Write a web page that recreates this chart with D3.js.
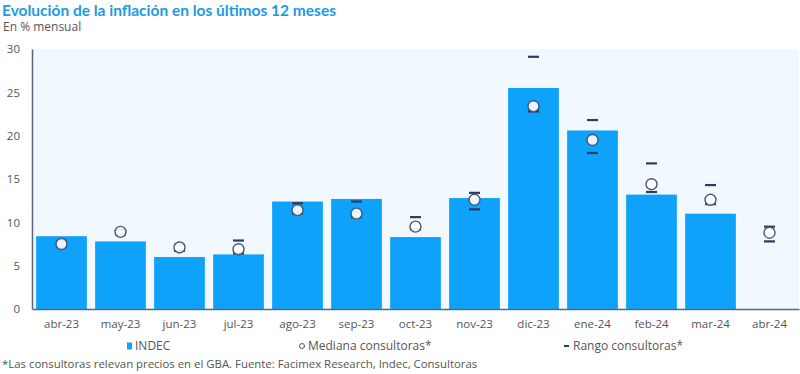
<!DOCTYPE html>
<html>
<head>
<meta charset="utf-8">
<script src="https://cdn.jsdelivr.net/npm/d3@7"></script>
<style>
  body { margin: 0; background: #fff; }
  svg { display: block; font-family: "Open Sans", sans-serif; }
</style>
</head>
<body>
<div id="chart"></div>
<script>
// Data
const months = ['abr-23', 'may-23', 'jun-23', 'jul-23', 'ago-23', 'sep-23', 'oct-23', 'nov-23', 'dic-23', 'ene-24', 'feb-24', 'mar-24', 'abr-24']
const indec = [8.4, 7.8, 6.0, 6.3, 12.4, 12.7, 8.3, 12.8, 25.5, 20.6, 13.2, 11.0, null]
const mediana = [7.5, 8.9, 7.1, 6.9, 11.4, 11.0, 9.5, 12.6, 23.4, 19.5, 14.4, 12.6, 8.8]
const rangoMin = [7.2, 8.6, 6.7, 6.4, 11.0, 10.6, 9.2, 11.5, 22.8, 18.0, 13.5, 12.1, 7.8]
const rangoMax = [7.8, 9.1, 7.4, 7.9, 12.2, 12.4, 10.6, 13.4, 29.1, 21.8, 16.8, 14.3, 9.5]
const yTicks = [0, 5, 10, 15, 20, 25, 30]

const width = 800
const height = 374
const margin = { top: 49, right: 1, bottom: 65, left: 32 }

const barColor = '#0ea2fb'
const markColor = '#2b3a66'
const textColor = '#555'

d3.select('#chart').selectAll('*').remove()
const svg = d3.select('#chart').append('svg').attr('width', width).attr('height', height)

const x = d3.scaleBand()
  .domain(months)
  .range([margin.left, width - margin.right])
  .paddingInner(0.14)
  .paddingOuter(0.07)

const y = d3.scaleLinear()
  .domain([0, 30])
  .range([height - margin.bottom, margin.top])

// Title and subtitle
svg.append('text')
  .attr('x', 2)
  .attr('y', 16)
  .attr('font-family', 'Lato, sans-serif')
  .attr('font-size', '15.5px')
  .attr('font-weight', 'bold')
  .attr('fill', '#1a9be6')
  .text('Evolución de la inflación en los últimos 12 meses')

svg.append('text')
  .attr('x', 3)
  .attr('y', 31)
  .attr('font-size', '12px')
  .attr('fill', textColor)
  .text('En % mensual')

// Plot background
svg.append('rect')
  .attr('x', margin.left)
  .attr('y', margin.top)
  .attr('width', width - margin.right - margin.left)
  .attr('height', y(0) - margin.top)
  .attr('fill', '#f2f9fe')

// Bars
svg.append('g')
  .selectAll('rect')
  .data(months.map((m, i) => ({ m, v: indec[i] })).filter(d => d.v != null))
  .join('rect')
  .attr('x', d => x(d.m))
  .attr('y', d => y(d.v))
  .attr('width', x.bandwidth())
  .attr('height', d => y(0) - y(d.v))
  .attr('fill', barColor)

// Range dashes
const dashW = 11
const rangeData = months.flatMap((m, i) => [{ m, v: rangoMin[i] }, { m, v: rangoMax[i] }])
svg.append('g')
  .selectAll('line')
  .data(rangeData)
  .join('line')
  .attr('x1', d => x(d.m) + x.bandwidth() / 2 - dashW / 2)
  .attr('x2', d => x(d.m) + x.bandwidth() / 2 + dashW / 2)
  .attr('y1', d => y(d.v))
  .attr('y2', d => y(d.v))
  .attr('stroke', markColor)
  .attr('stroke-width', 2.2)

// Median circles
svg.append('g')
  .selectAll('circle')
  .data(months.map((m, i) => ({ m, v: mediana[i] })))
  .join('circle')
  .attr('cx', d => x(d.m) + x.bandwidth() / 2)
  .attr('cy', d => y(d.v))
  .attr('r', 5.5)
  .attr('fill', '#fff')
  .attr('fill-opacity', 0.9)
  .attr('stroke', '#4a5675')
  .attr('stroke-width', 1.4)

// Axes
const yAxis = svg.append('g')
  .attr('transform', `translate(${margin.left},0)`)
  .call(d3.axisLeft(y).tickValues(yTicks).tickSize(0).tickPadding(12))
yAxis.select('.domain').attr('stroke', '#5b6680').attr('stroke-width', 1.5)
yAxis.selectAll('text').attr('font-size', '11.5px').attr('fill', textColor).attr('font-family', '"Open Sans", sans-serif')

const xAxis = svg.append('g')
  .attr('transform', `translate(0,${y(0)})`)
  .call(d3.axisBottom(x).tickSize(0).tickPadding(11))
xAxis.select('.domain').attr('stroke', '#5b6680').attr('stroke-width', 1.5)
xAxis.selectAll('text').attr('font-size', '11.5px').attr('fill', textColor).attr('font-family', '"Open Sans", sans-serif')

// Legend
const legendY = 346
const legend = svg.append('g').attr('font-size', '12px').attr('fill', textColor)
legend.append('rect').attr('x', 127).attr('y', legendY - 3.5).attr('width', 5).attr('height', 7).attr('fill', barColor)
legend.append('text').attr('x', 135).attr('y', legendY + 4).text('INDEC')
legend.append('circle').attr('cx', 302).attr('cy', legendY).attr('r', 2.5)
  .attr('fill', '#fff').attr('stroke', '#4a5675').attr('stroke-width', 1)
legend.append('text').attr('x', 308).attr('y', legendY + 4).text('Mediana consultoras*')
legend.append('line').attr('x1', 564).attr('x2', 569).attr('y1', legendY).attr('y2', legendY)
  .attr('stroke', markColor).attr('stroke-width', 2)
legend.append('text').attr('x', 573).attr('y', legendY + 4).text('Rango consultoras*')

// Footnote
svg.append('text')
  .attr('x', 2)
  .attr('y', 368)
  .attr('font-size', '11.4px')
  .attr('fill', textColor)
  .text('*Las consultoras relevan precios en el GBA. Fuente: Facimex Research, Indec, Consultoras')
</script>
</body>
</html>
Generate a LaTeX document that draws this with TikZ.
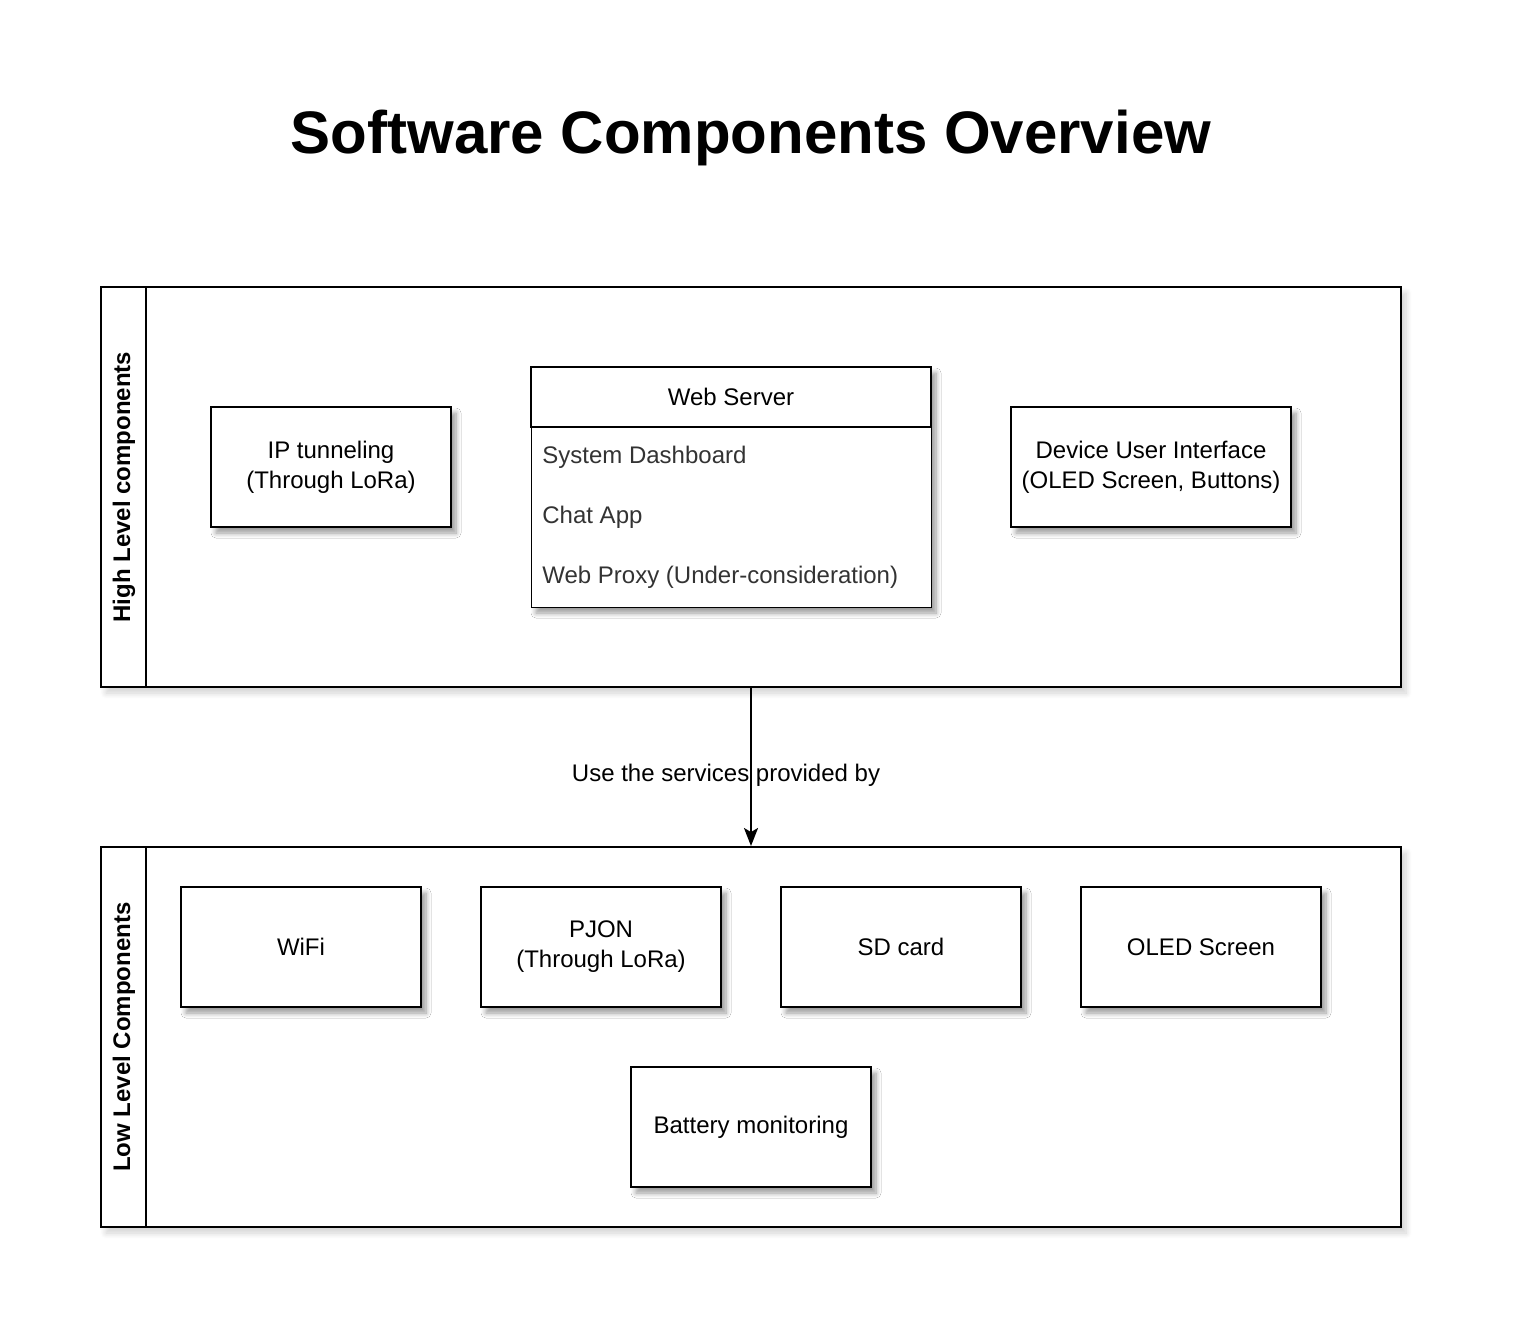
\documentclass[tikz,border=0pt]{standalone}
\usepackage{fontspec}
\setmainfont{Liberation Sans}
\usetikzlibrary{shadows.blur,arrows.meta,calc}
\definecolor{itemgray}{RGB}{51,51,51}
\tikzset{
  boxshadow/.style={blur shadow={shadow xshift=2.5pt, shadow yshift=-3pt, shadow blur radius=2.5pt,
    shadow blur steps=8, shadow opacity=40, shadow blur extra rounding=0pt}},
  poolshadow/.style={blur shadow={shadow xshift=2.5pt, shadow yshift=-3pt, shadow blur radius=3pt,
    shadow blur steps=8, shadow opacity=18}},
  compbox/.style={draw, line width=1pt, fill=white, minimum width=120pt, minimum height=60pt,
    align=center, inner sep=0pt, font=\fontsize{12}{15}\selectfont, boxshadow},
  pool/.style={draw, line width=1pt, fill=white, minimum width=650pt, inner sep=0pt, poolshadow},
  poollabel/.style={rotate=90, font=\fontsize{12}{15}\selectfont\bfseries},
  item/.style={anchor=west, inner sep=0pt, text=itemgray, font=\fontsize{12}{15}\selectfont},
}
\begin{document}
\begin{tikzpicture}[x=0.5pt,y=-0.5pt]
\useasboundingbox (0,0) rectangle (1514,1340);
% title
\node[font=\fontsize{30}{36}\selectfont\bfseries] (title) at (751,138) {Software Components Overview};
% pools
\node[pool, minimum height=200pt] (hl) at (751,487) {};
\node[pool, minimum height=190pt] (ll) at (751,1037) {};
\draw[line width=1pt] ($(hl.north west)+(23pt,0)$) -- ($(hl.south west)+(23pt,0)$);
\draw[line width=1pt] ($(ll.north west)+(23pt,0)$) -- ($(ll.south west)+(23pt,0)$);
\node[poollabel] (hllab) at (124,487) {High Level components};
\node[poollabel] (lllab) at (124,1037) {Low Level Components};
% high level
\node[compbox] (ip) at (331,467) {IP tunneling\\(Through LoRa)};
\node[compbox, minimum width=140pt] (dui) at (1151,467) {Device User Interface\\(OLED Screen, Buttons)};
\node[draw, line width=0.5pt, fill=white, minimum width=200pt, minimum height=120pt, inner sep=0pt, boxshadow] (ws) at (731,487) {};
\node[draw, line width=1pt, fill=white, minimum width=200pt, minimum height=30pt, inner sep=0pt,
  font=\fontsize{12}{15}\selectfont] (wsh) at (731,397) {Web Server};
\node[item] (wsa) at (542,457) {System Dashboard};
\node[item] (wsb) at (542,517) {Chat App};
\node[item] (wsc) at (542,577) {Web Proxy (Under-consideration)};
% low level
\node[compbox] (wifi) at (301,947) {WiFi};
\node[compbox] (pjon) at (601,947) {PJON\\(Through LoRa)};
\node[compbox] (sd) at (901,947) {SD card};
\node[compbox] (oled) at (1201,947) {OLED Screen};
\node[compbox] (bat) at (751,1127) {Battery monitoring};
% connector
\draw[line width=1pt, -{Stealth[length=9pt, width=7pt, inset=2pt]}] (hl.south) -- (ll.north)
  node[pos=0.55, xshift=-12.5pt, font=\fontsize{12}{15}\selectfont] (lab) {Use the services provided by};
\end{tikzpicture}
\end{document}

════════════════

- YOUR TASK
Start at the top of the entries and repeat each line exactly, ending at the line that contains "65, left: 32". Pictures are not part of the copy.

- OUTPUT FOR THIS TASK
Write a web page that recreates this chart with D3.js.
<!DOCTYPE html>
<html>
<head>
<meta charset="utf-8">
<script src="https://cdn.jsdelivr.net/npm/d3@7"></script>
<style>
  body { margin: 0; background: #fff; }
  svg { display: block; font-family: "Open Sans", sans-serif; }
</style>
</head>
<body>
<div id="chart"></div>
<script>
// Data
const months = ['abr-23', 'may-23', 'jun-23', 'jul-23', 'ago-23', 'sep-23', 'oct-23', 'nov-23', 'dic-23', 'ene-24', 'feb-24', 'mar-24', 'abr-24']
const indec = [8.4, 7.8, 6.0, 6.3, 12.4, 12.7, 8.3, 12.8, 25.5, 20.6, 13.2, 11.0, null]
const mediana = [7.5, 8.9, 7.1, 6.9, 11.4, 11.0, 9.5, 12.6, 23.4, 19.5, 14.4, 12.6, 8.8]
const rangoMin = [7.2, 8.6, 6.7, 6.4, 11.0, 10.6, 9.2, 11.5, 22.8, 18.0, 13.5, 12.1, 7.8]
const rangoMax = [7.8, 9.1, 7.4, 7.9, 12.2, 12.4, 10.6, 13.4, 29.1, 21.8, 16.8, 14.3, 9.5]
const yTicks = [0, 5, 10, 15, 20, 25, 30]

const width = 800
const height = 374
const margin = { top: 49, right: 1, bottom: 65, left: 32 }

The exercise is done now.